I was having a conversation earlier today with a fellow software consultant who felt he was in a predicament: he had a problem domain that needed the ability to write versatile queries over related data, but he felt he couldn’t recommend the team use SQL! The buzz and hype around the range of available NoSQL choices had got to a point where he found himself having to justify recommending a tool that he felt would fit the requirements well, but if he put forward an alternative – which after comparing feature sets he felt would be tougher to fit to the team’s needs – it would be an easier sell. Obviously, it’s unfortunate that many teams find themselves under pressure to go in a certain direction – sometimes this is a CTO with a particular itch to scratch, or a (often first time!) tech lead who wants to exercise authority, and this is not limited to data. However, it seems to me that the NoSQL movement needs to be taken in the right spirit.
There is a wide range of database paradigms out there – and that has been true for a long time. The fact that relational databases, specifically SQL, became the de facto choice for so many organizations for so long wasn’t healthy; it came about mostly in response to the emergence of major players in the field who were perhaps too effective at selling their products, and it is fair to say that for much of that time, the alternatives weren’t given enough consideration. What has been great about the NoSQL movement is that attention has been spread to these other technologies, but the danger is that this becomes an “anything but SQL” reaction, rather than a positive opportunity to consider SQL alongside other technologies on an equal footing.
All database paradigms have their own prioritized set of features, which translate to strengths and weaknesses at performing particular tasks. Understanding these trade-offs and how they apply to your team’s project is the key skill. If you’re going to take an alternative technology, and spend your whole time trying to work around it or turn it into something it’s not designed to be, that’s at best a huge waste of time, and more than likely going to be the cause of big problems. Whatever domain you have, the odds are there are a product – or some permutation of products – that suit it well, so why waste time choosing something that doesn’t fit when there are options out there!
Modern application design tends towards thinking of databases as an implementation detail; something that an application owns and uses for a specific task; this is in contrast to database-centric design thinking that had been prevalent before that. Paradigms like micro-services or service oriented architecture embrace the construction of large systems from several small ones, ideally with their own independent data stores. This is great for a number of reasons – firstly if you know that only one small system can make changes, then there are no “whodunit” investigations to try and understand what’s going on, and you also know that you can make changes and have a smaller surface area to ensure backwards compatibility with. Secondly, you have no technical need to make a “one size fits all” choice, but can choose based on the needs of each component.

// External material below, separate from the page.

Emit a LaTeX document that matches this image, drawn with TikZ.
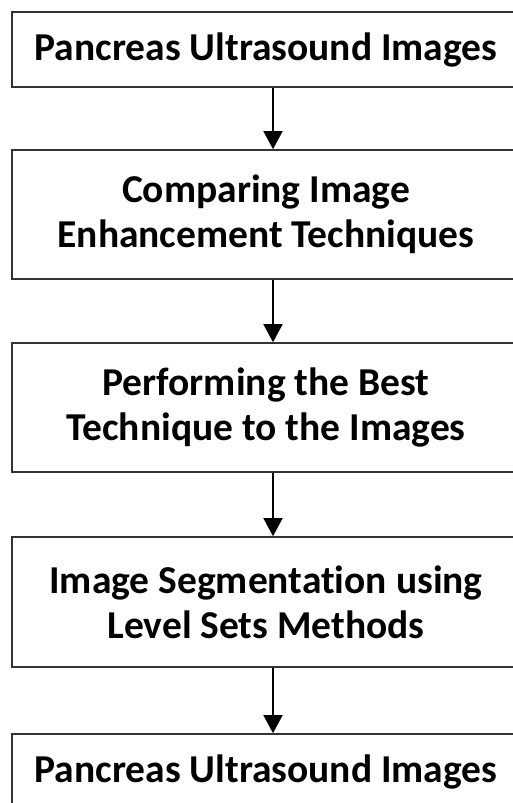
\documentclass[tikz,border=0pt]{standalone}
\usepackage{fontspec}
\setmainfont{Carlito}[Ligatures={NoCommon,NoContextual}]
\usepackage{tikz}
\usetikzlibrary{positioning,arrows.meta}

\begin{document}
\begin{tikzpicture}[x=1pt,y=1pt,
    box/.style={draw=black!80,line width=1.6pt,minimum width=508pt,
      align=center,inner sep=0pt,
      font=\fontsize{39.5}{45}\selectfont\bfseries},
    flow/.style={line width=1.6pt,-{Triangle[width=19pt,length=18pt]}}]
    \useasboundingbox (0,0) rectangle (513,-803);
    \node[box,minimum height=75pt] (imgin) at (266,-49.5) {Pancreas Ultrasound Images};
    \node[box,minimum height=129pt] (compare) at (266,-214.5) {Comparing Image\\Enhancement Techniques};
    \node[box,minimum height=129pt] (perform) at (266,-407.5) {Performing the Best\\Technique to the Images};
    \node[box,minimum height=130pt] (segment) at (266,-602) {Image Segmentat\kern0pt ion using\\Level Sets Methods};
    \node[box,minimum height=75pt] (imgout) at (266,-771.5) {Pancreas Ultrasound Images};
    \draw[flow] ([xshift=7pt]imgin.south) -- ([xshift=7pt]compare.north);
    \draw[flow] ([xshift=7pt]compare.south) -- ([xshift=7pt]perform.north);
    \draw[flow] ([xshift=7pt]perform.south) -- ([xshift=7pt]segment.north);
    \draw[flow] ([xshift=7pt]segment.south) -- ([xshift=7pt]imgout.north);
  \end{tikzpicture}
\end{document}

If you have a small problem space where most of the data usage is to work with 1 record at a time, perhaps a document store like MongoDb will suit you well; if you’re dealing with transient data like a shopping cart, maybe something like Redis will be a good match; if you’re dealing with a highly interconnected domain like a social network, then why not try Neo4J. However, if you’re building a component that is going to be working with rich queries and aggregations against related data, SQL is still probably a decent choice!

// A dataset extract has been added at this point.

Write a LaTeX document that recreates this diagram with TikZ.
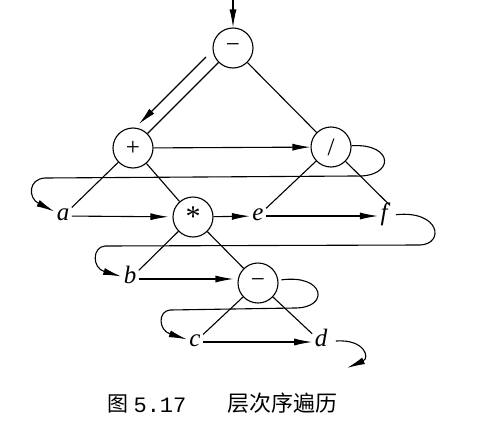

Another scenario I often see is where an organization has a trade-off between online and offline processing, and may be concerned about having a highly reliable and easy to maintain “source of truth”. There are many database technologies out there that perform very well in their chosen specialism, but simply are not suited to being the master source for mission critical data. Many other databases may well be technically able to do this job well, but finding people with the skills to confidently maintain these systems, or finding an adequate level of documentation is a different story. In this kind of environment it might be an avenue worth investigating to write data to multiple sources; write it to a specialized NoSQL data store for real-time performant usage, and write it to SQL in the background for disaster recovery and other operational purposes. Of course if you’re going to do this, make sure you finish the job and test restoring the other sources from the master backup source; after all it’s only a disaster recovery solution if you know for a fact the recovery works! One example of this that works really well is in a frequent read/infrequent write scenario, like a product catalogue, where you might chose to duplicate the catalogue data into a read-performant system, probably updating this store asynchronously as a background task, while maintaining an offline master store in SQL. One thing SQL really shines at is its transactional guarantees and backup/restore options, which are tried-and-tested and well known – but you also get the benefits of a secondary technology for the other use cases.
It’s important to not get too attached to a particular approach, and also not to unfairly or incorrectly stigmatize an alternative. Any potential solution is only as good as how well it fits the problem it’s being applied to, and there is no such thing as a silver bullet! Resist the temptation to always choose the shiny new thing, especially if you have a hunch on some level that it’s not going to provide all the functionality you need. Better still, find a way to break down the requirements in such a way that the best tool can be used for each job, and get the benefits from more than one technology.